男の子と遊ぶよりも「一人きりの夜を楽しむ大人のわたくし」に酔っている方がずっとずっと楽しかったので。
単にもてなかった、というのもあるけど(何を言わせる)。
勉強をしているというのが建前だから、夕方、当時のソニー・プラザや阪急百貨店や、ホテルテナントなどをウロウロしたとしても、夕食にはきっちり部屋に戻った。
ルームサービスを頼み、飲み物を片手に大きな窓から梅田の夜景を何時間も飽きずに眺め、様々な大人の、様々な夜の生態をあれやこれや想像しては楽しんだものだ。
大人に関する想像力が貧困だったため、かっこいい生態しか想像できなかったのは幸福だった。
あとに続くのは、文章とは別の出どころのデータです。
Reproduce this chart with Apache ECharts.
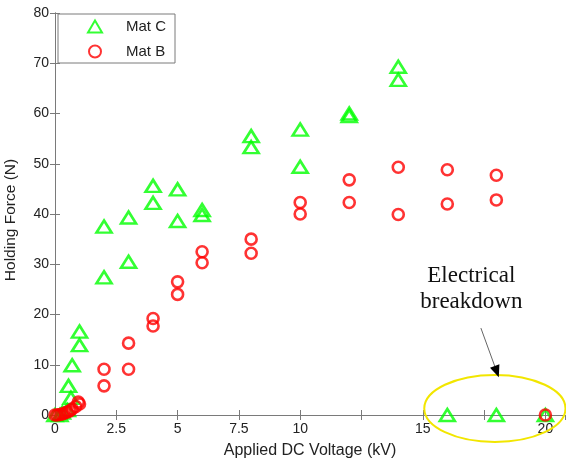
<!DOCTYPE html>
<html><head><meta charset="utf-8">
<script src="https://cdn.jsdelivr.net/npm/echarts@6/dist/echarts.min.js"></script>
<style>html,body{margin:0;padding:0;background:#fff}#c{width:566px;height:464px}</style>
</head><body><div id="c"></div>
<script>
// ---- data ----
const seriesNames = ['Mat C', 'Mat B'];
const matCVoltage = [0, 0.2, 0.3, 0.5, 0.55, 0.65, 0.7, 1, 1, 2, 2, 3, 3, 4, 4, 5, 5, 6, 6, 8, 8, 10, 10, 12, 12, 14, 14, 16, 18, 20];
const matCForce   = [0, 0, 0.5, 1.0, 5.8, 3.4, 9.9, 13.9, 16.6, 27.4, 37.5, 30.5, 39.3, 42.2, 45.6, 38.6, 44.9, 39.8, 40.8, 53.3, 55.5, 49.4, 56.8, 59.5, 60.0, 66.7, 69.3, 0, 0, 0];
const matBVoltage = [0, 0.1, 0.2, 0.3, 0.4, 0.5, 0.6, 0.7, 0.85, 0.95, 1, 2, 2, 3, 3, 4, 4, 5, 5, 6, 6, 8, 8, 10, 10, 12, 12, 14, 14, 16, 16, 18, 18, 20];
const matBForce   = [0, 0, 0.1, 0.2, 0.4, 0.6, 0.8, 1.2, 1.7, 2.6, 2.2, 5.8, 9.1, 9.1, 14.3, 17.7, 19.2, 24.0, 26.5, 30.3, 32.5, 32.2, 35.0, 40.0, 42.3, 42.3, 46.8, 39.9, 49.3, 42.0, 48.8, 42.8, 47.7, 0];
const xTickLabels = ['0', '2.5', '5', '7.5', '10', '15', '20'];
const yTickLabels = ['0', '10', '20', '30', '40', '50', '60', '70', '80'];
const xTitle = 'Applied DC Voltage (kV)';
const yTitle = 'Holding Force (N)';
const annotationLines = ['Electrical', 'breakdown'];

// ---- chart ----
const zip = (a, b) => a.map((v, i) => [v, b[i]]);
const axisColor = '#7a7a7a';
const labelColor = '#222';
const font = 'Liberation Sans, Arial, sans-serif';

const chart = echarts.init(document.getElementById('c'), null, {renderer: 'canvas'});
const baseX = {
  type: 'value', min: 0, max: 20.8, interval: 2.5,
  axisLine: {show: true, lineStyle: {color: axisColor, width: 1}},
  axisTick: {show: true, inside: true, length: 5, lineStyle: {color: axisColor}},
  splitLine: {show: false}
};
const baseY = {
  type: 'value', min: 0, max: 80, interval: 10,
  axisLine: {show: true, lineStyle: {color: axisColor, width: 1}},
  axisTick: {show: true, inside: true, length: 5, lineStyle: {color: axisColor}},
  splitLine: {show: false}
};
chart.setOption({
  animation: false,
  backgroundColor: '#fff',
  grid: {left: 55, right: 1, top: 13, bottom: 49, containLabel: false, outerBoundsMode: 'none'},
  xAxis: [
    Object.assign({}, baseX, {
      position: 'bottom',
      name: xTitle, nameLocation: 'middle', nameGap: 28,
      nameTextStyle: {fontFamily: font, fontSize: 16, color: labelColor},
      axisLabel: {
        show: true, margin: 7, fontFamily: font, fontSize: 14, color: labelColor,
        showMaxLabel: false,
        formatter: v => { const s = String(+v.toFixed(2)); return xTickLabels.includes(s) ? s : ''; }
      }
    }),
    Object.assign({}, baseX, {position: 'top', axisLabel: {show: false}})
  ],
  yAxis: [
    Object.assign({}, baseY, {
      position: 'left',
      name: yTitle, nameLocation: 'middle', nameGap: 36,
      nameTextStyle: {fontFamily: font, fontSize: 15.5, color: labelColor, padding: [0, 12, 0, 0]},
      axisLabel: {
        show: true, margin: 6, fontFamily: font, fontSize: 14, color: labelColor,
        formatter: v => { const s = String(v); return yTickLabels.includes(s) ? s : ''; }
      }
    }),
    Object.assign({}, baseY, {position: 'right', axisLabel: {show: false}})
  ],
  legend: {
    show: true, orient: 'vertical', left: 58, top: 14,
    backgroundColor: '#fff', borderColor: axisColor, borderWidth: 1, borderRadius: 0,
    padding: [5, 9, 4, 29], itemGap: 10, itemWidth: 14, itemHeight: 12,
    textStyle: {fontFamily: font, fontSize: 15, color: labelColor, padding: [0, 0, 0, 19]},
    data: seriesNames
  },
  series: [
    {
      name: seriesNames[0], type: 'scatter', xAxisIndex: 0, yAxisIndex: 0,
      symbol: 'triangle', symbolSize: [15, 12],
      itemStyle: {color: 'rgba(255,255,255,0)', borderColor: '#00ff00', borderWidth: 2.6},
      data: zip(matCVoltage, matCForce), z: 3
    },
    {
      name: seriesNames[1], type: 'scatter', xAxisIndex: 0, yAxisIndex: 0,
      symbol: 'circle', symbolSize: 11,
      itemStyle: {color: 'rgba(255,255,255,0)', borderColor: '#ff0000', borderWidth: 2.6},
      data: zip(matBVoltage, matBForce), z: 4
    }
  ]
});

// ---- annotation anchored in data space ----
const P = (v, f) => chart.convertToPixel({xAxisIndex: 0, yAxisIndex: 0}, [v, f]);
const c = P(17.94, 1.3);
const rxP = P(17.94 + 2.88, 0)[0] - c[0];
const ryP = P(0, 0)[1] - P(0, 6.67)[1];
const a0 = P(17.37, 17.3);
const tip = P(18.10, 7.5);
const dx = tip[0] - a0[0], dy = tip[1] - a0[1];
const L = Math.hypot(dx, dy), ux = dx / L, uy = dy / L;
const hl = 12, hw = 5;
const bx = tip[0] - ux * hl, by = tip[1] - uy * hl;
const t = P(16.98, 25.0);
chart.setOption({
  graphic: [
    {type: 'ellipse', shape: {cx: c[0], cy: c[1], rx: rxP, ry: ryP},
     style: {fill: 'none', stroke: '#f2e600', lineWidth: 2}, z: 100},
    {type: 'line', shape: {x1: a0[0], y1: a0[1], x2: bx, y2: by},
     style: {stroke: '#666', lineWidth: 1}, z: 100},
    {type: 'polygon', shape: {points: [[tip[0], tip[1]], [bx + uy * hw, by - ux * hw], [bx - uy * hw, by + ux * hw]]},
     style: {fill: '#000'}, z: 100},
    {type: 'text', x: t[0], y: t[1], z: 100,
     style: {text: annotationLines.join('\n'), fill: '#111', font: '23px "Liberation Serif", "Times New Roman", serif',
             textAlign: 'center', textVerticalAlign: 'middle', lineHeight: 26}}
  ]
});
</script>
</body></html>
バックグラウンドミュージックは、ベッド横のステレオで選べる、ポール・モーリアが主なイージーリスニングを流し続ける局。
エーゲ海の真珠、オリーブの首飾り、恋はみずいろ、涙のトッカータ、黒いオルフェやら...
普段は全く興味もない音楽ジャンルなのだが、ホテルの部屋の読書灯の暖かい色と、シーツの白さと手触り、備え付けの石けんの匂い、ベージュのカーペット、そしてわが愛する都会の夜景にはこの局から静かに流れるポール・モーリアしか合わなかった。
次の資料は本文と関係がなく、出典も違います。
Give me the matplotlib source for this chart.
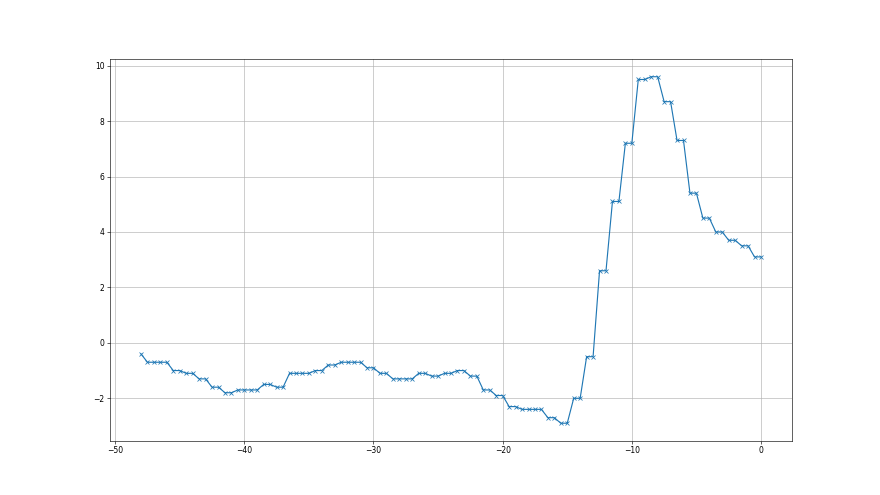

わたしは幼稚な想像力を駆使して、「非現実的な」大人の女になる夢を見ていた(だから結果が今。もっと現実的な大人像を理想とすべきだった・笑)。
そうか、わたしの大衆的情緒はポール・モーリアというおっさんに調教されたわけか...
わたしはラテン風の男が苦手なので、あまり気持ちのよい想像ではないけど、大人になった今、彼に敬意を表そう。
それからわたしを信用してくれた父にも。